John Lamokoski
- Lomakoski, c. 1961

No. 64, 73
- Position: Offensive tackle

Personal information
- Born: November 11, 1940 Washington, Michigan, U.S.
- Died: February 16, 1999 (aged 58) Munising, Michigan, U.S.
- Listed height: 6 ft 4 in (1.93 m)
- Listed weight: 250 lb (113 kg)

Career information
- High school: Romeo (MI)
- College: Western Michigan
- NFL draft: 1962 (4th round, 48th overall pick)
- AFL draft: 1962 (8th round, 61st overall pick)

Career history

Playing
- Detroit Lions (1962); Richmond Rebels (1966);

Coaching
- Richmond Rebels (1966) Assistant coach;

Career NFL statistics
- Games played: 3
- Stats at Pro Football Reference

= John Lomakoski =

American football player (1940–1999)

John A. Lomakoski (November 11, 1940 – February 16, 1999) was an American professional football player.

==Early life==
Lomakoski was born in 1940 in Washington, Michigan, and attended Romeo High School in northern Macomb County, Michigan. He played college football for the Western Michigan Broncos from 1958 to 1961. He was twice selected as an all-conference player and was invited to play in the Senior Bowl after his senior year.

==Professional career==
He was selected by the Detroit Lions in the fourth round (48th overall pick) of the 1962 NFL draft.
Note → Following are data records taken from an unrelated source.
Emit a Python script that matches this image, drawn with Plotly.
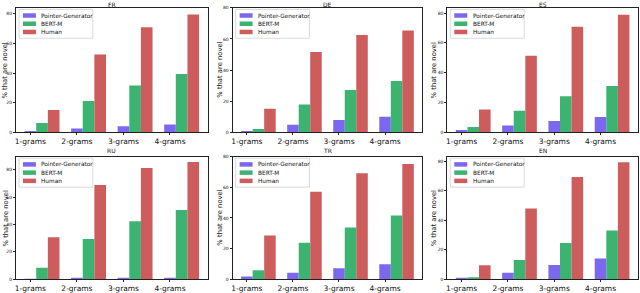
import numpy as np
import plotly.graph_objects as go

W, H = 640, 293

categories = ["1-grams", "2-grams", "3-grams", "4-grams"]
series_names = ["Pointer-Generator", "BERT-M", "Human"]
languages = ["FR", "DE", "ES", "RU", "TR", "EN"]

fr_pg = [0.7, 2.6, 4.0, 5.3]
fr_bert = [6.2, 21.2, 31.6, 39.3]
fr_human = [15.0, 52.6, 70.9, 79.6]

de_pg = [0.9, 4.9, 7.9, 10.0]
de_bert = [2.1, 17.9, 27.2, 33.0]
de_human = [15.1, 51.7, 62.6, 65.5]

es_pg = [1.5, 4.6, 7.5, 10.3]
es_bert = [3.5, 14.5, 24.1, 31.1]
es_human = [15.3, 51.3, 70.8, 78.9]

ru_pg = [0.2, 0.4, 0.6, 0.7]
ru_bert = [8.3, 29.4, 42.3, 50.6]
ru_human = [30.6, 68.8, 81.2, 85.7]

tr_pg = [1.7, 4.2, 7.2, 9.8]
tr_bert = [5.9, 23.8, 33.7, 41.6]
tr_human = [28.6, 57.1, 69.2, 75.3]

en_pg = [0.7, 4.4, 9.7, 14.1]
en_bert = [1.3, 13.0, 24.6, 33.0]
en_human = [9.5, 47.9, 69.2, 79.3]

y_ticks = [0, 20, 40, 60, 80]
y_max = [84, 80, 83.5, 89.5, 80, 83]

panel_data = [
    (fr_pg, fr_bert, fr_human),
    (de_pg, de_bert, de_human),
    (es_pg, es_bert, es_human),
    (ru_pg, ru_bert, ru_human),
    (tr_pg, tr_bert, tr_human),
    (en_pg, en_bert, en_human),
]

colors = ["#7B68EE", "#3CB371", "#CD5C5C"]
bar_w = 0.25

cols_px = [(15, 207), (232, 422), (447, 638)]
rows_px = [(6, 133), (158, 283)]
ylab_x = [4.5, 219, 434]


def px_x(x):
    return x / W


def px_y(y):
    return 1 - y / H


fig = go.Figure()
shapes = []
annotations = []
xpos = np.arange(len(categories))

for i, lang in enumerate(languages):
    r, c = divmod(i, 3)
    ax_id = "" if i == 0 else str(i + 1)
    x0p, x1p = cols_px[c]
    y0p, y1p = rows_px[r]
    for s, (vals, name, col) in enumerate(zip(panel_data[i], series_names, colors)):
        fig.add_trace(go.Bar(
            x=xpos + s * bar_w, y=vals, width=bar_w, name=name,
            marker=dict(color=col, line=dict(width=0)),
            xaxis="x" + ax_id, yaxis="y" + ax_id, showlegend=False,
        ))
    fig.layout["xaxis" + ax_id] = dict(
        domain=[px_x(x0p), px_x(x1p)], anchor="y" + ax_id,
        range=[-0.31, 3.81], tickvals=list(xpos), ticktext=categories,
        showline=True, mirror=True, linecolor="#222", linewidth=1,
        ticks="outside", ticklen=2, tickcolor="#222", showgrid=False,
        zeroline=False, tickfont=dict(size=7.5, color="#111", family="DejaVu Sans"),
    )
    fig.layout["yaxis" + ax_id] = dict(
        domain=[px_y(y1p), px_y(y0p)], anchor="x" + ax_id,
        range=[0, y_max[i]], tickvals=y_ticks,
        showline=True, mirror=True, linecolor="#222", linewidth=1,
        ticks="outside", ticklen=2, tickcolor="#222", showgrid=False,
        zeroline=False, tickfont=dict(size=4.5, color="#111", family="DejaVu Sans"),
    )
    # panel title
    annotations.append(dict(
        text=lang, xref="paper", yref="paper", x=px_x((x0p + x1p) / 2),
        y=px_y(y0p - 3.5 if r == 0 else y0p - 6), xanchor="center", yanchor="middle",
        showarrow=False, font=dict(size=6, color="#111", family="DejaVu Sans"),
    ))
    # y title
    annotations.append(dict(
        text="% that are novel", xref="paper", yref="paper", x=px_x(ylab_x[c]),
        y=px_y((y0p + y1p) / 2), xanchor="center", yanchor="middle", textangle=-90,
        showarrow=False, font=dict(size=6.8, color="#111", family="DejaVu Sans"),
    ))
    # legend frame
    lx, ly = x0p, y0p
    shapes.append(dict(
        type="rect", xref="paper", yref="paper",
        x0=px_x(lx + 3), x1=px_x(lx + 77), y0=px_y(ly + 31), y1=px_y(ly + 1.5),
        line=dict(color="#d0d0d0", width=0.8), fillcolor="rgba(255,255,255,0.8)",
        layer="above",
    ))
    for k, (name, col) in enumerate(zip(series_names, colors)):
        cy = ly + 7.8 + k * 8.4
        shapes.append(dict(
            type="rect", xref="paper", yref="paper",
            x0=px_x(lx + 7), x1=px_x(lx + 20), y0=px_y(cy + 2.3), y1=px_y(cy - 2.3),
            line=dict(width=0), fillcolor=col, layer="above",
        ))
        annotations.append(dict(
            text=name, xref="paper", yref="paper", x=px_x(lx + 23.5), y=px_y(cy),
            xanchor="left", yanchor="middle", showarrow=False,
            font=dict(size=5.8, color="#111", family="DejaVu Sans"),
        ))

fig.update_layout(
    width=W, height=H, margin=dict(l=0, r=0, t=0, b=0),
    paper_bgcolor="white", plot_bgcolor="white",
    shapes=shapes, annotations=annotations, showlegend=False,
    font=dict(family="DejaVu Sans"),
)

fig.write_html(
    "out.html",
    config={"displayModeBar": False},
    post_script="document.body.style.margin='0';document.body.style.overflow='hidden';",
)
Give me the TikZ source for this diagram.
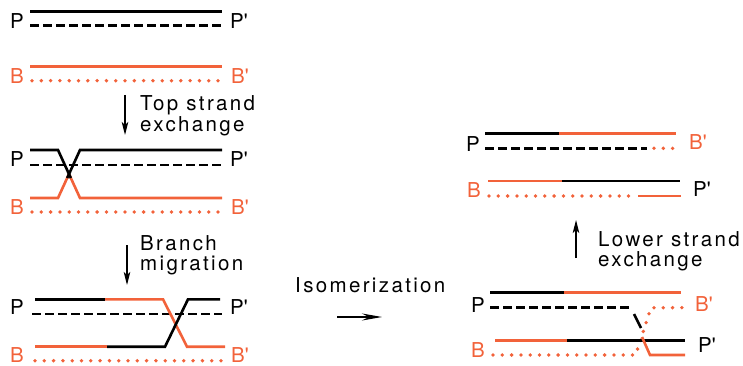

He signed a contract to play for the Lions in December 1961. He appeared in three games at the offensive tackle position for the team during its 1962 season. In June 1963, he signed a contract to return to the Lions, but he was released in August 1963.

==Personal life and death==
After his football career ended, Lomakoski worked as a sales representative for Procter & Gamble. He retired in Munising, Michigan, where he died in 1999 at age 58. He was survived by his wife Karen, daughter Sarah Elizabeth, and son John David.